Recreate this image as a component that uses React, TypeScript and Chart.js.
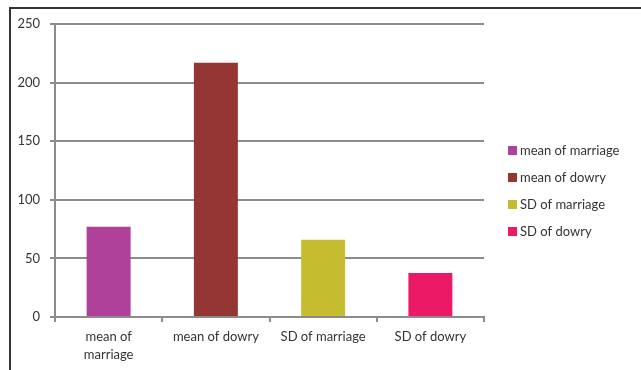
==
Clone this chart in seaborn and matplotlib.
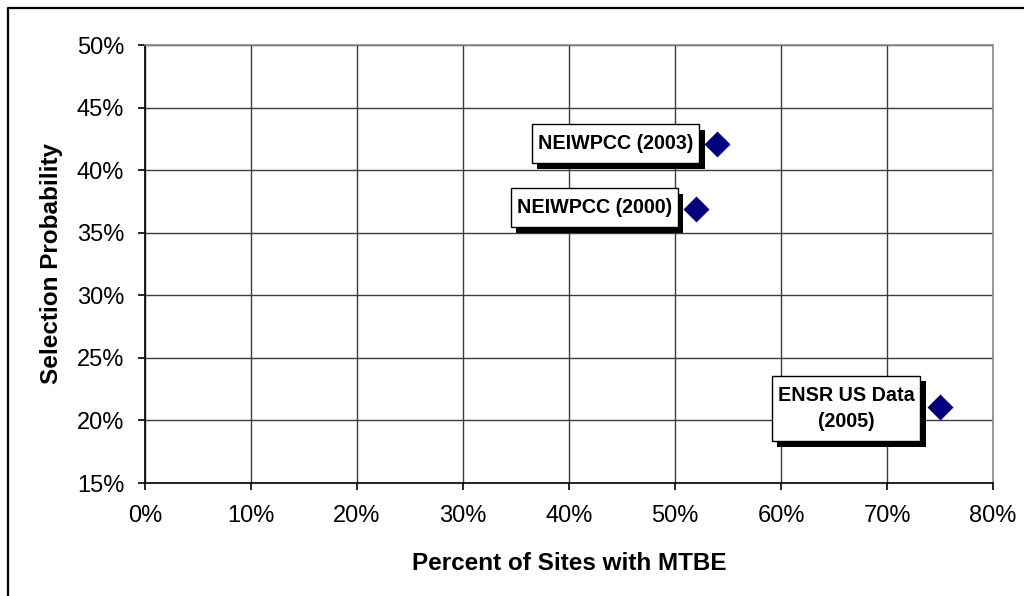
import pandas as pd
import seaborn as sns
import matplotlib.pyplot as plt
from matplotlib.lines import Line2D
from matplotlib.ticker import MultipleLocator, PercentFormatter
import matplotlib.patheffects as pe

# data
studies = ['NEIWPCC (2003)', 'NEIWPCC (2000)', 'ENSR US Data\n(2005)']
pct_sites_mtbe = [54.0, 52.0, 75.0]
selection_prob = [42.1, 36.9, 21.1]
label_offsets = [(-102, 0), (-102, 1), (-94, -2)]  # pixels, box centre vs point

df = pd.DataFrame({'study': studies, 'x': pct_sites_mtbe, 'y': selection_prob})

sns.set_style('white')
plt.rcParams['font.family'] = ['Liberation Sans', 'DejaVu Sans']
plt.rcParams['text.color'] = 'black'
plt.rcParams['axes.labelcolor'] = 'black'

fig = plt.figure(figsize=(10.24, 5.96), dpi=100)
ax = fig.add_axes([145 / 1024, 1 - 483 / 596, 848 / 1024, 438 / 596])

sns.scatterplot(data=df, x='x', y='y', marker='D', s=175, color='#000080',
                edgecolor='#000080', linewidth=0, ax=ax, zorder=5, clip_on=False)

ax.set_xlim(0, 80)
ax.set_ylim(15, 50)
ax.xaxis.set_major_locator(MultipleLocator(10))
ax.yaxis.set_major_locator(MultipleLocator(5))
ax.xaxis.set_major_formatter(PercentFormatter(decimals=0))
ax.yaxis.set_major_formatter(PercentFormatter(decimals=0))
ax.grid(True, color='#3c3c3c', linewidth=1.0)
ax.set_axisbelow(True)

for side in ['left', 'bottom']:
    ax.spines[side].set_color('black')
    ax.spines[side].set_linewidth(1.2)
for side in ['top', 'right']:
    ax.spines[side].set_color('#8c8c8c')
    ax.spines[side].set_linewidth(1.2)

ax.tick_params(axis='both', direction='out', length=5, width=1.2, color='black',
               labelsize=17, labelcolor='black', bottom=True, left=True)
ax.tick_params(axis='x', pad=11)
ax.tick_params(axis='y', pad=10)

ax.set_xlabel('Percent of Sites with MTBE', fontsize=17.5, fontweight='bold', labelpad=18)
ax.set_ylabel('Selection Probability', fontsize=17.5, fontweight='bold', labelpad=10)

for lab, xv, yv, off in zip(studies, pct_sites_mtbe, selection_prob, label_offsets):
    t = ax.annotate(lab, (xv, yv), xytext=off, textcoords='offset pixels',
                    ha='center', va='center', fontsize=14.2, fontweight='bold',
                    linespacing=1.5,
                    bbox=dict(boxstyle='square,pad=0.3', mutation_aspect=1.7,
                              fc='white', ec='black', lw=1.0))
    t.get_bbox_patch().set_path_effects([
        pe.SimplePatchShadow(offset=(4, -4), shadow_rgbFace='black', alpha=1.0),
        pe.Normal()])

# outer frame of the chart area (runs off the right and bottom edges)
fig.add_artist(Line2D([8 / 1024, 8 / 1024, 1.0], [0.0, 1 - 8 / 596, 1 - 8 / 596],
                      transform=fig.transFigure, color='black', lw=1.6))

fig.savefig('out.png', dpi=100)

# Request
From the material above, reproduce only what runs from the line holding "Clone this chart in seaborn and matplotlib." down to the line holding "plt.rcParams['axes.labelcolor'] = 'black'", both included, pictures excluded.

# Response for this exercise
Clone this chart in seaborn and matplotlib.
import pandas as pd
import seaborn as sns
import matplotlib.pyplot as plt
from matplotlib.lines import Line2D
from matplotlib.ticker import MultipleLocator, PercentFormatter
import matplotlib.patheffects as pe

# data
studies = ['NEIWPCC (2003)', 'NEIWPCC (2000)', 'ENSR US Data\n(2005)']
pct_sites_mtbe = [54.0, 52.0, 75.0]
selection_prob = [42.1, 36.9, 21.1]
label_offsets = [(-102, 0), (-102, 1), (-94, -2)]  # pixels, box centre vs point

df = pd.DataFrame({'study': studies, 'x': pct_sites_mtbe, 'y': selection_prob})

sns.set_style('white')
plt.rcParams['font.family'] = ['Liberation Sans', 'DejaVu Sans']
plt.rcParams['text.color'] = 'black'
plt.rcParams['axes.labelcolor'] = 'black'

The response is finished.